Today he is a managing director of Samsung Electronics, the family crown jewel, and is seen in places where it matters, such as showing Rupert Murdoch around during the Las Vegas consumer electronics show and talking to reporters about the future of the company.
By all accounts, he is nice where his father—generally known as "The Emperor"—is nasty. He is also bright and fast on his feet. Whether these are the qualities that will bring Samsung to the next stage of growth is hard to say. But Jae-yong does have a very strong incentive to make Samsung even bigger. Under a convoluted web of cross ownership, Jae-yong is the 25% owner of Samsung Everland, the de facto holding company of the group. This makes him the biggest shareholder—some might say owner—of Samsung. As owner, it is now Jae-yong’s job to bring the group out of its latest scandal.
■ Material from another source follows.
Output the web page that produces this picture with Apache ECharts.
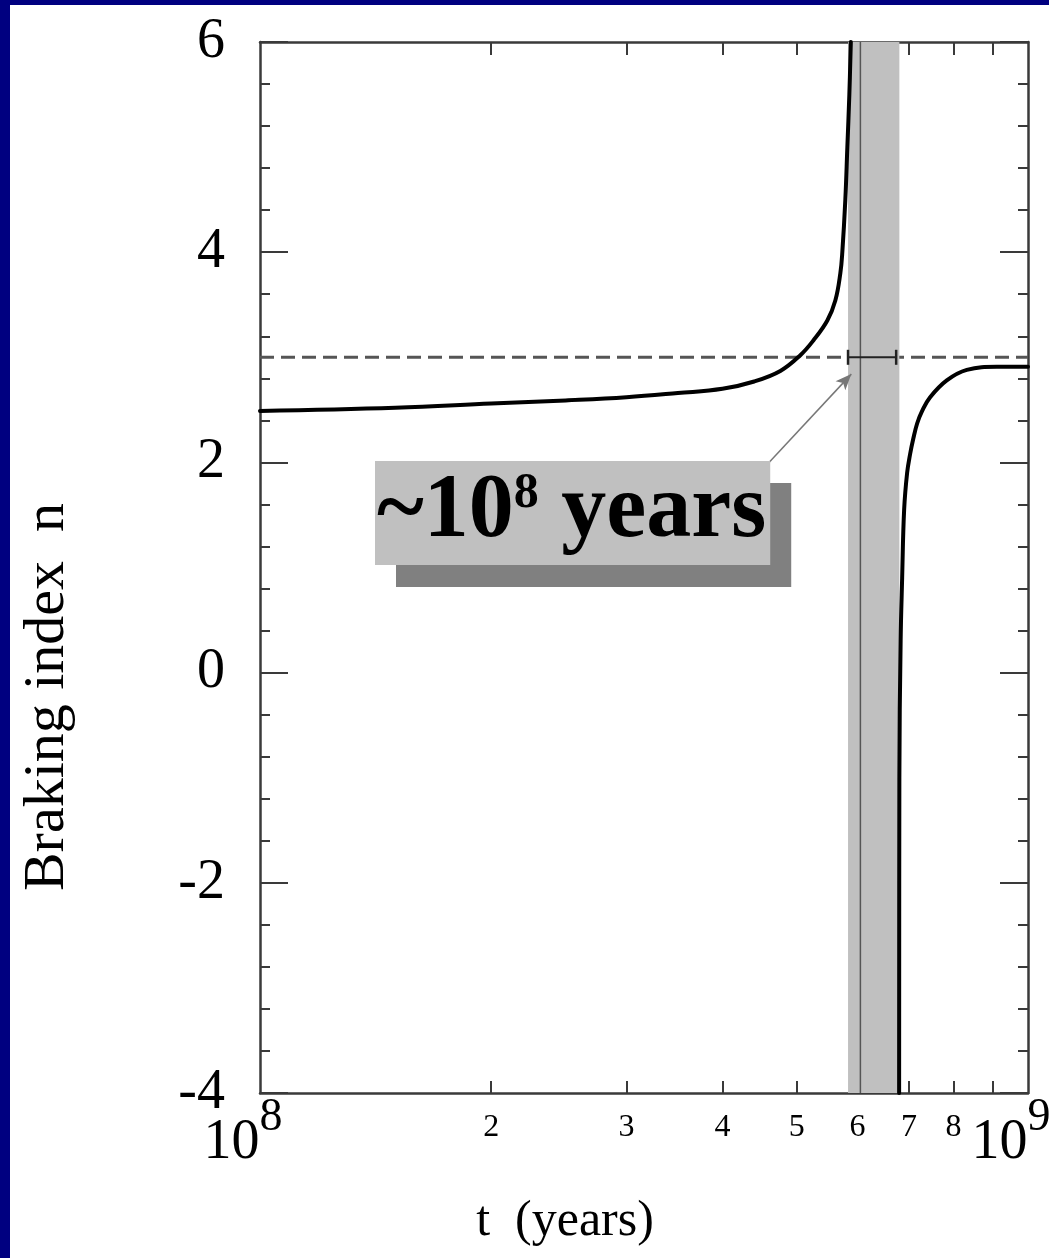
<!DOCTYPE html>
<html><head><meta charset="utf-8">
<script src="https://cdn.jsdelivr.net/npm/echarts@6/dist/echarts.min.js"></script>
<style>html,body{margin:0;padding:0;background:#fff}#c{width:1049px;height:1258px}</style>
</head><body><div id="c"></div>
<script>
// ---- data ----
const leftT = [1.0e8, 1.5e8, 2.0e8, 2.5e8, 3.0e8, 3.5e8, 4.0e8, 4.4e8, 4.759e8, 5.053e8, 5.254e8, 5.479e8, 5.612e8, 5.697e8, 5.731e8, 5.783e8, 5.818e8, 5.853e8, 5.879e8];
const leftN = [2.49, 2.52, 2.56, 2.59, 2.62, 2.66, 2.70, 2.77, 2.87, 3.02, 3.16, 3.35, 3.54, 3.80, 4.00, 4.50, 5.00, 5.50, 6.00];
const rightT = [6.795e8, 6.80e8, 6.826e8, 6.857e8, 6.898e8, 6.960e8, 7.023e8, 7.087e8, 7.172e8, 7.281e8, 7.457e8, 7.838e8, 8.323e8, 9.106e8, 1.0e9];
const rightN = [-4.0, -1.0, 0.3, 0.9, 1.55, 1.90, 2.08, 2.22, 2.37, 2.49, 2.62, 2.78, 2.88, 2.91, 2.91];
const bandRange = [5.83e8, 6.80e8];
const markerT = 6.05e8;
const refN = 3;
const errT = [5.83e8, 6.735e8];
const arrowFrom = [4.6e8, 2.0];
const arrowTo = [5.888e8, 2.84];
const xTickValues = [2e8, 3e8, 4e8, 5e8, 6e8, 7e8, 8e8, 9e8];
const xSmallLabels = [2e8, 3e8, 4e8, 5e8, 6e8, 7e8, 8e8];
const xDecadeLabels = [1e8, 1e9];
const yMin = -4, yMax = 6, yStep = 2;
const xMin = 1e8, xMax = 1e9;

const serif = 'Liberation Serif';
const zip = (a, b) => a.map((v, i) => [v, b[i]]);

const chart = echarts.init(document.getElementById('c'), null, {renderer: 'canvas'});
const axisLine = {show: true, onZero: false, lineStyle: {color: '#3a3a3a', width: 2.5}};
const baseX = {type: 'log', logBase: 10, min: xMin, max: xMax, splitLine: {show: false}, gridIndex: 0};
const baseY = {type: 'value', min: yMin, max: yMax, interval: yStep, splitLine: {show: false}, gridIndex: 0};

chart.setOption({
  animation: false,
  backgroundColor: '#ffffff',
  grid: {left: 260, top: 42, width: 768, height: 1051, containLabel: false, outerBoundsMode: 'none'},
  xAxis: [
    Object.assign({}, baseX, {
      position: 'bottom', axisLine: axisLine,
      axisTick: {show: true, inside: true, length: 12, customValues: xTickValues, lineStyle: {color: '#3a3a3a', width: 2}},
      axisLabel: {show: true, customValues: xSmallLabels, margin: 19, color: '#000', fontFamily: serif, fontSize: 32,
        formatter: v => String(Math.round(v / 1e8))}
    }),
    Object.assign({}, baseX, {
      position: 'bottom', axisLine: {show: false, onZero: false}, axisTick: {show: false},
      axisLabel: {show: true, customValues: xDecadeLabels, margin: 2, color: '#000', padding: [0, 34, 0, 0],
        formatter: v => '{t|10}{p|' + Math.round(Math.log10(v)) + '}',
        rich: {
          t: {fontFamily: serif, fontSize: 56, color: '#000', padding: [20, 0, 0, 0], verticalAlign: 'top'},
          p: {fontFamily: serif, fontSize: 46, color: '#000', verticalAlign: 'top'}
        }}
    }),
    Object.assign({}, baseX, {
      position: 'top', axisLine: axisLine,
      axisTick: {show: true, inside: true, length: 13, customValues: xTickValues, lineStyle: {color: '#3a3a3a', width: 2}},
      axisLabel: {show: false}
    })
  ],
  yAxis: [
    Object.assign({}, baseY, {
      position: 'left', axisLine: axisLine,
      axisTick: {show: true, inside: true, length: 28, lineStyle: {color: '#3a3a3a', width: 2}},
      minorTick: {show: true, splitNumber: 5, length: 10, lineStyle: {color: '#3a3a3a', width: 2}},
      axisLabel: {show: true, margin: 35, color: '#000', fontFamily: serif, fontSize: 56}
    }),
    Object.assign({}, baseY, {
      position: 'right', axisLine: axisLine,
      axisTick: {show: true, inside: true, length: 28, lineStyle: {color: '#3a3a3a', width: 2}},
      minorTick: {show: true, splitNumber: 5, length: 10, lineStyle: {color: '#3a3a3a', width: 2}},
      axisLabel: {show: false}
    })
  ],
  series: [
    {
      name: 'n = 3', type: 'line', xAxisIndex: 0, yAxisIndex: 0, z: 0,
      data: [[xMin, refN], [xMax, refN]], symbol: 'none',
      lineStyle: {color: '#555', width: 3, type: [14, 7]}
    },
    {
      name: 'band', type: 'custom', xAxisIndex: 0, yAxisIndex: 0, z: 1,
      data: [[bandRange[0], bandRange[1], yMin, yMax]],
      encode: {x: [0, 1], y: [2, 3]},
      renderItem: function (params, api) {
        const p0 = api.coord([api.value(0), api.value(3)]);
        const p1 = api.coord([api.value(1), api.value(2)]);
        return {type: 'rect', shape: {x: p0[0], y: p0[1], width: p1[0] - p0[0], height: p1[1] - p0[1]},
          style: {fill: '#c0c0c0'}};
      }
    },
    {
      name: 'marker', type: 'line', xAxisIndex: 0, yAxisIndex: 0, z: 3,
      data: [[markerT, yMin], [markerT, yMax]], symbol: 'none',
      lineStyle: {color: '#555', width: 1.5}
    },
    {
      name: 'error', type: 'line', xAxisIndex: 0, yAxisIndex: 0, z: 4,
      data: errT.map(t => [t, refN]), symbol: 'rect', symbolSize: [2.5, 15], showSymbol: true,
      itemStyle: {color: '#222'}, lineStyle: {color: '#222', width: 2},
      markLine: {
        silent: true, symbol: ['none', 'arrow'], symbolSize: [10, 16], z: 5,
        lineStyle: {color: '#777', width: 1.5, type: 'solid'}, label: {show: false},
        data: [[{coord: arrowFrom}, {coord: arrowTo}]]
      }
    },
    {
      name: 'left', type: 'line', xAxisIndex: 0, yAxisIndex: 0, z: 4, clip: true,
      data: zip(leftT, leftN), symbol: 'none', smooth: 0.4,
      lineStyle: {color: '#000', width: 4, join: 'round', cap: 'round'}
    },
    {
      name: 'right', type: 'line', xAxisIndex: 0, yAxisIndex: 0, z: 4, clip: true,
      data: zip(rightT, rightN), symbol: 'none', smooth: 0.4,
      lineStyle: {color: '#000', width: 4, join: 'round', cap: 'round'}
    }
  ],
  graphic: [
    {type: 'rect', left: 0, top: 0, shape: {width: 1049, height: 5}, style: {fill: '#000080'}, z: 100},
    {type: 'rect', left: 0, top: 0, shape: {width: 10, height: 1258}, style: {fill: '#000080'}, z: 100},
    {type: 'text', x: 48, y: 697, rotation: Math.PI / 2, z: 100,
      style: {text: 'Braking index  n', fill: '#000', font: '58px "Liberation Serif"', textAlign: 'center', textVerticalAlign: 'middle'}},
    {type: 'text', x: 565, y: 1222, z: 100,
      style: {text: 't  (years)', fill: '#000', font: '50px "Liberation Serif"', textAlign: 'center', textVerticalAlign: 'middle'}},
    {type: 'text', x: 375, y: 461, z: 100,
      style: {
        text: '{a|~10}{s|8}{a| years}',
        textAlign: 'left', textVerticalAlign: 'top',
        backgroundColor: '#c0c0c0', padding: [6, 4, 6, 2],
        shadowColor: '#808080', shadowOffsetX: 21, shadowOffsetY: 22, shadowBlur: 0,
        rich: {
          a: {fontFamily: serif, fontWeight: 'bold', fontSize: 90, fill: '#000', lineHeight: 92},
          s: {fontFamily: serif, fontWeight: 'bold', fontSize: 50, fill: '#000', verticalAlign: 'top', padding: [2, 0, 0, 0]}
        }
      }}
  ]
});
</script></body></html>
Samsung was a member of an international consortium which fixed the price of semiconductors. Samsung was fined US$300 million.
And if Jae-yong is to take over as the third generation leader, he must also separate family affairs from that of Samsung, a distinction his father fails to grasp. Two years ago, Samsung was forced to lie on behalf of the Lee family when Kun-hee’s third daughter, a pretty girl of 26 called Yoon-hyung, committed suicide in New York by hanging herself on an electric cord after her father refused to allow her to marry the man she loved. Samsung told the press she died in a car crash and eventually had to apologise for misleading the public. Investors took it in their stride, but they may not be as tolerant if a similar incident takes place in the future.